LUAC

At a LUAC meeting in October 2013, Pebble Beach and Pacific Grove residents gather to discuss the inclusionary housing project. Unless appealed to the Board of Supervisors, it has now been approved. 

They chose the forest instead of the trees. 

The Monterey County Planning Commission, with a 6-0 vote, approved a 24-unit affordable housing project in Pebble Beach at its meeting this afternoon, following a spirited two hours of public comment by a good number of those who both supported the project, and those who were against it. 

Commissioner Keith Vandevere was absent, and commissioners Ana Ambriz, Jose Mendez and Amy Roberts left before the vote, at 4:20pm, 4:04pm and 3:15pm respectively. 

The proposed project came as a result of Pebble Beach Company's Del Monte Forest Plan, which was approved by both the California Coastal Commission and the County Board of Supervisors in 2012.

In a Coastal Commission press release from that time, the compromise was described as "historic."

That compromise was this: After the Coastal Commission denied Pebble Beach Company's attempt to build another golf course on its property in 2007, the two parties met, and ultimately, the commission endorsed a plan that allowed the company to build 100 new hotel rooms and 90 new homes, while preserving 635 acres of "pristine" Monterey pine forest.

As part of the county's approval of that plan, Pebble Beach Company was required to build at least 18 units within the county planning area, and to put $5 million in escrow until that happened.

Failure to succeed in building the project would mean the county gets that $5 million, plus a $2 million fine.

The 13-acre project site is located on S.F.B. Morse Drive, in a forest adjacent to the "boot" of Pacific Grove—a small neighborhood that juts out into Pebble Beach.

The project was proposed in 2013, and its environmental impact report found that the only impacts that couldn't be mitigated were traffic and water. 

County staff, however, told the commission that Pebble Beach Company has committed millions of dollars the the Holman roundabout currently in the works, and that it has the necessary water rights to move forward. 

Most of those who spoke out against the project fixated on a single aspect: trees. The project calls for the removal of 725 trees—135 Monterey pine and 590 live oak.

But as those who have walked through that forest would know, it is not exactly virgin habitat.

That point was brought home by Joyce Stevens, a local conservationist who supports the project, and who is dedicated to preserving Monterey pines. So dedicated, in fact, the Monterey Peninsula Regional Parks District named a preserve after her in 2014—the Joyce Stevens Monterey Pine Forest Preserve, adjacent to the north of Jacks Peak.

"About a year ago, I visited the forest, and what I saw was a very degraded Monterey pine forest habitat," she said. "What I did see, though, was a lot of dog waste, beer bottles, trash and bike jumps.

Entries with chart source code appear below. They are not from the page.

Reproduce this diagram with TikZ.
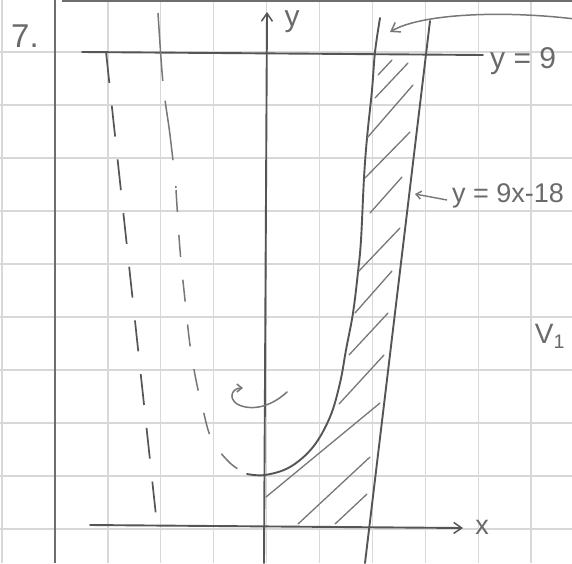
\documentclass[tikz,border=0pt]{standalone}
\usepackage{fontspec}
\setmainfont{Liberation Sans}
\usetikzlibrary{arrows.meta}
\definecolor{pencil}{HTML}{555555}
\definecolor{softpencil}{HTML}{777777}
\definecolor{gridc}{HTML}{D8D8D8}
\definecolor{inkc}{HTML}{6A6A6A}
\begin{document}
\begin{tikzpicture}[x=1pt,y=-1pt,
  gridline/.style={draw=gridc, line width=1.3pt},
  marginline/.style={draw=pencil!85, line width=2pt},
  pen/.style={draw=pencil, line width=1.9pt, line cap=round, line join=round},
  hatchline/.style={draw=softpencil, line width=1.3pt, line cap=round},
  dashline/.style={draw=pencil, line width=1.7pt, dash pattern=on 31pt off 23pt},
  dashcurve/.style={draw=softpencil, line width=1.5pt, dash pattern=on 22pt off 23pt},
  barb/.style={-{Straight Barb[length=8pt,width=11pt,line width=1.5pt]}},
  hand/.style={text=inkc, inner sep=0pt, font=\fontsize{28}{28}\selectfont}
]
\useasboundingbox (0,0) rectangle (572,563);
\fill[white] (0,0) rectangle (572,563);

% graph paper
\foreach \gx in {2.1,107.9,160.8,213.7,266.6,319.5,372.4,425.3,478.2,531.1}
  \draw[gridline] (\gx,0) -- (\gx,563);
\foreach \gy in {52,105,158,211,264,317,370,423,476,529}
  \draw[gridline] (0,\gy) -- (572,\gy);
\draw[marginline] (55,0) -- (55,563);
\draw[marginline] (62,0.8) -- (572,0.8);

% problem number
\node[hand, font=\fontsize{33}{33}\selectfont] (num) at (25,36) {7.};

% axes
\coordinate (ybot) at (264,563);
\coordinate (ytop) at (267,12);
\draw[pen,barb] (ybot) -- (ytop);
\node[hand, font=\fontsize{30}{30}\selectfont] (ylab) at (292,22) {y};
\coordinate (xleft) at (90,525);
\coordinate (xright) at (463,528);
\draw[pen,barb] (xleft) -- (xright);
\node[hand, font=\fontsize{27}{27}\selectfont] (xlab) at (482,527) {x};

% line y = 9
\coordinate (nine1) at (82,52);
\coordinate (nine2) at (483,55);
\draw[pen] (nine1) -- (nine2);
\node[hand, anchor=west, font=\fontsize{30}{30}\selectfont] (ninelab) at (490,61) {y = 9};

% line y = 9x - 18
\coordinate (l1) at (365,563);
\coordinate (l2) at (430,21);
\draw[pen] (l1) -- (l2);

% reflected line (dashed)
\coordinate (d1) at (106,52);
\coordinate (d2) at (157,525);
\draw[dashline] (d1) -- (d2);

% solid curve
\draw[pen] plot[smooth, tension=0.6] coordinates {
  (247,474) (265,475) (290,467) (313,447) (330,417) (340,383) (346,350)
  (353,313) (358,272) (361,240) (364,178) (367,138) (372,90) (375,52) (380,18)};

% reflected curve (dashed)
\draw[dashcurve, dash pattern=on 68pt off 20pt on 60pt off 26pt] plot[smooth, tension=0.6] coordinates {
  (158,13) (163,83) (170,135) (176,188)};
\draw[dashcurve] plot[smooth, tension=0.6] coordinates {
  (176,190) (180,250) (185,300) (190,345) (196,380) (203,410) (212,440) (230,463) (247,474)};

% hatching
\foreach \ax/\ay/\bx/\by in {
  378/75/392/60, 375/98/408/63, 367/138/413/85, 365/178/410/132,
  370/213/402/177, 358/272/400/228, 355/313/392/271, 349/355/388/313,
  339/404/384/355, 266/497/380/403, 298/524/370/457, 335/524/367/494}
  \draw[hatchline] (\ax,\ay) -- (\bx,\by);

% label y = 9x-18 with arrow
\node[hand, anchor=west, font=\fontsize{27}{27}\selectfont] (linelab) at (452,196) {y = 9x-18};
\coordinate (linetip) at (415,194);
\draw[draw=softpencil, line width=1.4pt, -{Straight Barb[length=5pt,width=8pt]}]
  ([xshift=-5pt,yshift=-4pt]linelab.west) -- (linetip);

% arrow from the right to the curve top
\coordinate (rstart) at (575,19);
\coordinate (rtip) at (390,32);
\draw[draw=softpencil, line width=1.5pt, barb] (rstart) .. controls (500,10) and (420,14) .. (rtip);

% rotation curl
\coordinate (c0) at (287,392);
\coordinate (c1) at (243,388);
\draw[draw=softpencil, line width=1.5pt, line cap=round,
      -{Straight Barb[length=5pt,width=8pt]}]
  (c0) .. controls (272,406) and (252,412) .. (237,404)
       .. controls (228,398) and (232,388) .. (c1);

% volume label
\node[hand] (vlab) at (550,336) {V\textsubscript{1}};
\end{tikzpicture}
\end{document}
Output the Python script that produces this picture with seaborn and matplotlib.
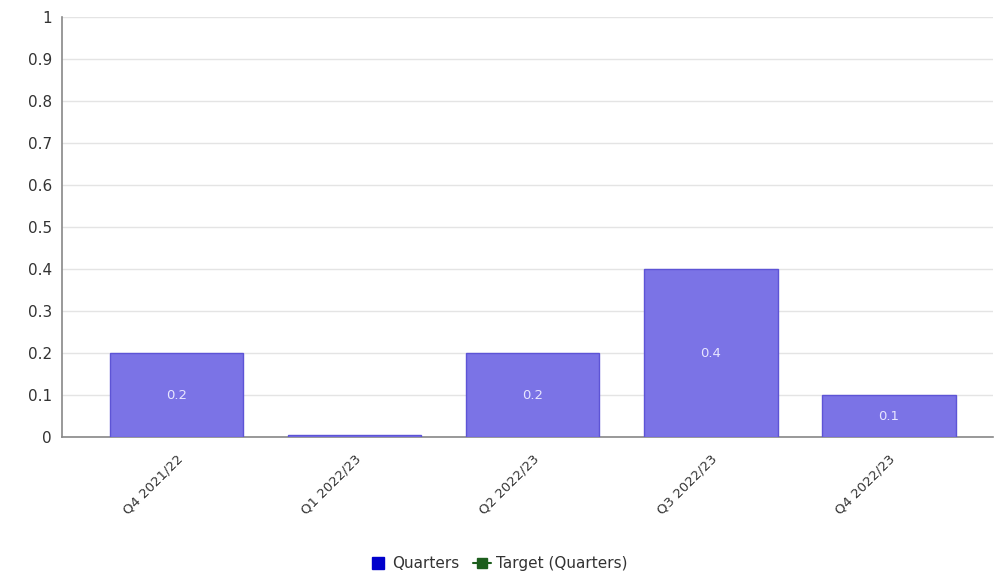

"It’s no wonder a lot of the neighbors don’t want anything changed, they have a free playground," she added.

More than any other speaker, she was the most convincing—a certified tree hugger, approving of a project to cut down trees. 

The elephant in the room was affordable housing, and the undeniable need for more of it in the county, especially in unafforable places like Pebble Beach, where many employees commute from afar.

Sensing this, perhaps, those opposed to the project stuck mostly to the trees, but in the end the Planning Commission was unanimous: The county was requiring the company to build the housing, the company has a plan to do it—in arguably the best possible location—so there seemed to be little reason for the Planning Commission to deny the plan. 

The decision could very well be appealed to the Board of Supervisors, who would then have final say.